ABC News checked in with employees at the Nakamura Mortuary in Wailuku, Maui, where the loss has hit home in an unimaginably painful way. Before they can get to the difficult task of burying the dead and grieving for them, they must first resolve the whereabouts of their own missing family members. One concerned employee told ABC she was still in shock and unable to reach family members in Lahaina. “We’re still trying to gather ourselves,” they said. “It’s still very fresh.” They explained that their own relatives had lost their homes, and as of earlier in the week, family members were still missing—they were last seen in Lahaina and as of earlier this week hadn’t been heard from in 48 hours.
There were other ways that deathcare and the processes of the funerary cycle were affected. And it isn’t just homes and property and lives that were destroyed; in some cases, lives that had already been lost were lost again.

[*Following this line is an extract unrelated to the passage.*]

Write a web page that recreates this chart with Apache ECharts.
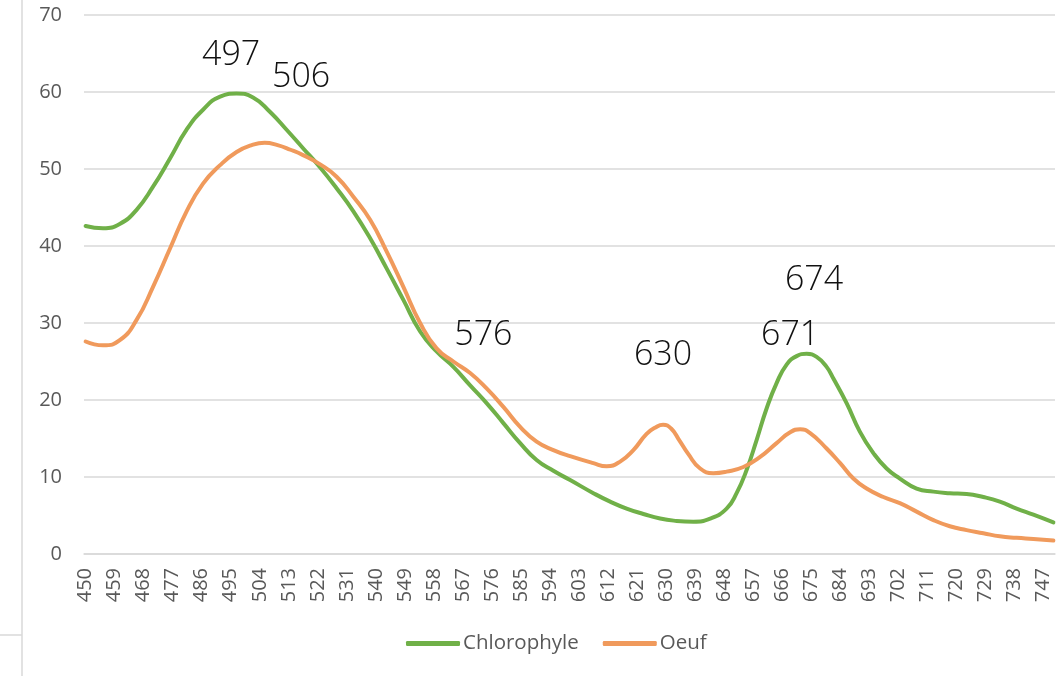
<!DOCTYPE html>
<html>
<head>
<meta charset="utf-8">
<script src="https://cdn.jsdelivr.net/npm/echarts@6/dist/echarts.min.js"></script>
<style>
    html, body { margin: 0; padding: 0; background: #fff; }
    #chart { width: 1062px; height: 676px; }
</style>
</head>
<body>
<div id="chart"></div>
<script>
//--------------------------------
// Data
//--------------------------------
// x tick labels (one every 9 nm)
const xLabels = [
    450, 459, 468, 477, 486, 495, 504, 513, 522, 531, 540, 549, 558, 567, 576, 585, 594,
    603, 612, 621, 630, 639, 648, 657, 666, 675, 684, 693, 702, 711, 720, 729, 738, 747
];
const yTicks = [0, 10, 20, 30, 40, 50, 60, 70];

// [nm, value]
const chlorophyle = [
    [450, 42.6], [455.4, 42.3], [460.7, 42.9], [465.8, 44.7], [470.9, 47.7], [476.2, 51.4],
    [481.3, 55.1], [486.4, 57.7], [491.7, 59.4], [496.8, 59.8], [501.9, 59.3], [507.2, 57.4],
    [512.3, 55.1], [517.4, 52.7], [522.7, 50.2], [527.8, 47.5], [533.0, 44.5], [538.2, 41.0],
    [543.3, 37.1], [548.5, 33.0], [553.7, 28.9], [558.8, 26.3], [564.0, 24.3], [569.2, 21.9],
    [574.3, 19.6], [579.5, 17.0], [584.7, 14.4], [589.8, 12.2], [595.0, 10.8], [600.2, 9.6],
    [607.4, 7.9], [612.6, 6.8], [617.7, 5.9], [622.9, 5.2], [628.1, 4.6], [633.2, 4.3],
    [638.4, 4.2], [643.6, 4.6], [648.7, 5.9], [651.8, 7.9], [654.9, 10.9], [658.0, 14.8],
    [661.1, 18.9], [664.2, 22.2], [667.3, 24.6], [670.4, 25.7], [673.5, 26.0], [676.6, 25.6],
    [679.7, 24.3], [681.8, 22.8], [685.9, 19.6], [690.0, 15.9], [694.2, 13.1], [698.3, 11.1],
    [702.4, 9.8], [707.6, 8.5], [712.8, 8.1], [717.9, 7.9], [723.1, 7.8], [728.3, 7.4],
    [733.4, 6.8], [738.6, 5.9], [743.8, 5.1], [750, 4.1]
];

const oeuf = [
    [450, 27.6], [455.4, 27.1], [460.7, 27.8], [465.8, 30.4], [470.9, 34.7], [476.2, 39.7],
    [481.3, 44.5], [486.4, 48.1], [491.7, 50.5], [496.8, 52.2], [501.5, 53.1], [505.5, 53.4],
    [509.5, 53.1], [513.5, 52.5], [517.4, 51.8], [522.7, 50.6], [527.8, 49.0], [533.0, 46.4],
    [538.2, 43.4], [543.3, 39.3], [548.5, 34.7], [553.7, 30.0], [558.8, 26.7], [564.0, 25.0],
    [569.2, 23.5], [574.3, 21.5], [579.5, 19.1], [584.7, 16.5], [589.8, 14.6], [595.0, 13.5],
    [600.2, 12.7], [607.4, 11.8], [611.5, 11.4], [615.7, 12.0], [619.8, 13.5], [623.9, 15.6],
    [626.5, 16.4], [629.0, 16.8], [631.5, 16.3], [634.0, 14.8], [636.8, 13.0], [640.5, 11.1],
    [644.6, 10.5], [648.7, 10.7], [653.9, 11.3], [659.1, 12.6], [664.2, 14.4], [668.4, 15.8],
    [671.5, 16.2], [674.6, 15.7], [679.7, 13.7], [683.9, 11.8], [688.0, 9.8], [692.1, 8.5],
    [697.3, 7.4], [702.4, 6.6], [707.6, 5.5], [712.8, 4.4], [717.9, 3.6], [723.1, 3.1],
    [728.3, 2.7], [733.4, 2.3], [738.6, 2.1], [743.8, 1.95], [750, 1.75]
];

// free text boxes placed on the plot: [text, x nm, y value]
const notes = [
    ['497', 495.1, 64.7],
    ['506', 516.8, 61.9],
    ['576', 573.3, 28.4],
    ['630', 629.0, 25.8],
    ['671', 668.4, 28.4],
    ['674', 675.8, 35.5]
];

//--------------------------------
// Chart
//--------------------------------
const font = '"Open Sans", "Liberation Sans", sans-serif';
const myChart = echarts.init(document.getElementById('chart'));

let options = {
    animation: false,
    textStyle: { fontFamily: font },
    grid: {
        left: 84,
        right: 7,
        top: 15,
        bottom: 122,
        containLabel: false,
        outerBoundsMode: 'none'
    },
    legend: {
        left: 406,
        top: 633,
        padding: 0,
        icon: 'roundRect',
        itemWidth: 54,
        itemHeight: 5,
        itemGap: 24,
        textStyle: { fontSize: 20.5, color: '#595959', fontFamily: font, padding: [0, 0, 0, -2] },
        data: ['Chlorophyle', 'Oeuf']
    },
    xAxis: {
        type: 'value',
        // half a step either side, like a category axis
        min: xLabels[0] - 0.5,
        max: 750.5,
        axisTick: { show: false },
        axisLine: { lineStyle: { color: '#d9d9d9', width: 1.5 } },
        axisLabel: {
            customValues: xLabels,
            rotate: 90,
            margin: 14,
            fontSize: 20,
            color: '#595959',
            fontFamily: font
        },
        splitLine: { show: false }
    },
    yAxis: {
        type: 'value',
        min: yTicks[0],
        max: yTicks[yTicks.length - 1],
        interval: 10,
        axisLine: { show: false },
        axisTick: { show: false },
        axisLabel: { margin: 22, fontSize: 20, color: '#595959', fontFamily: font },
        splitLine: { lineStyle: { color: '#d9d9d9', width: 1.5 } }
    },
    series: [
        {
            name: 'Chlorophyle',
            type: 'line',
            smooth: 0.5,
            showSymbol: false,
            lineStyle: { color: '#70b048', width: 4, cap: 'round' },
            itemStyle: { color: '#70b048' },
            data: chlorophyle,
            markPoint: {
                symbol: 'rect',
                symbolSize: 1,
                itemStyle: { color: 'rgba(0,0,0,0)' },
                label: {
                    show: true,
                    position: 'inside',
                    fontSize: 34,
                    fontWeight: 300,
                    color: '#111',
                    fontFamily: font,
                    formatter: (p) => p.name
                },
                data: notes.map(n => ({ name: n[0], coord: [n[1], n[2]] }))
            }
        },
        {
            name: 'Oeuf',
            type: 'line',
            smooth: 0.5,
            showSymbol: false,
            lineStyle: { color: '#f09a5c', width: 4, cap: 'round' },
            itemStyle: { color: '#f09a5c' },
            data: oeuf
        }
    ],
    // frame lines of the sheet on the left
    graphic: [
        { type: 'line', shape: { x1: 22, y1: 0, x2: 22, y2: 676 }, style: { stroke: '#d9d9d9', lineWidth: 1.5 } },
        { type: 'line', shape: { x1: 0, y1: 635, x2: 22, y2: 635 }, style: { stroke: '#d9d9d9', lineWidth: 1.5 } }
    ]
};
myChart.setOption(options);
</script>
</body>
</html>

Wailuku resident, Kimo Kirkman, explained to NBC News that of everything he lost in one of the devastating fires on the island of Maui last week, surrendering his father’s ashes was the worst. “I wanted to hold on to it forever,” Kirkman told ABC, as his voice quivered with emotion. “Now he’s just in the ground with all the other ashes.” He added: “That was my only prized possession…That was it. You know, all the other stuff was, that didn’t mean anything.”
Hawaii’s Attorney General, Anne Lopez, said last week she was opening a probe into the handling of the wildfires.
It was just a few weeks ago that Digital Dying reported an article on how deaths from extreme heat are getting more and more common in our current age.
News reports on the Maui fires have also pointed out that this deadly disaster stands even above others which at the time broke records and were utterly tragic, such as the 2018 Camp Fire in northern California, which left 85 dead and destroyed the town of Paradise. The Guardian reported that Lahaina has now seen the largest number of deaths from a wildfire in the US since 1918, when 453 people were killed in the Cloquet fire in Minnesota and Wisconsin, according to the National Fire Protection Association.
A local Minnesota news station ran a story earlier this week on that fire, stating that “the heart-wrenching disaster in Maui is conjuring up memories of a dark time in Minnesota history.” The Cloquet fire, news station KARE 11 reported, “claimed more than 450 lives in northern Minnesota” and was “the largest natural disaster the state has ever experienced.” This “series of fires…burned for weeks through Duluth, Moose Lake, Cloquet, and Kettle River. It destroyed 38 communities and blackened 250,000 acres, fueled and pushed by 76 mph winds…some people crawled into their cellars and were trapped by the flames. Others tried to drive away or run into area lakes, just as some residents of Lahaina ran into the ocean in Hawaii.”
The worst death toll from a US wildfire, according to the National Fire Protection Association, is 1,152, from the Peshtigo fire in Wisconsin in 1871. It is worth examining the National Weather Service’s webpage on this fire, which explains the fire occurred during a particularly dry summer and the same night as the infamous Great Chicago Fire, which was begun, at least according to myth, by a cow tipping over a lantern. Some survivors say the Peshtigo Fire moved so fast it was “like a tornado,” according to the National Weather Service page.
The fire scorched 1.2 to 1.5 million acres and burned 17 towns, but the damage in Peshtigo was the worst. “The city was gone in an hour. In Peshtigo alone, 800 lives were lost,” states the webpage. “The fire produced countless stories of heroics and tragedy…There’s the story of a man carrying a woman to safety he thought was his wife. When he found out it wasn’t her, he went crazy. People said the Peshtigo River was the only haven from the fire, and one 13-year-old German immigrant girl said she held onto the horn of a cow all night in the river to survive.”
Back in Hawaii, all eyes remain on the present moment, the continued search for survivors, the painful processes of grief and loss, and eventually, of healing. On Sunday, Reuters reported many residents of Maui found that consolation in church.
“Many of the survivors took to Sunday church services, including Akanesi Vaa, 38, who said her family got stuck in traffic while trying to escape the flames,” Reuters reported. “Vaa, her husband, and her children, aged 15, 13, and 9 fled on foot and jumped a fence to safety. Along the way, an elderly woman pleading for help handed her a baby to care for. The woman and her husband also made it over the fence.” The family attended Sunday services at King’s Cathedral in Kahului, on the other side of the island. “I think a lot of us needed to hear today’s message,” Vaa said after the services.
“All these ashes are going to turn into beauty,” she said. “I know Lahaina will come back ten times stronger.”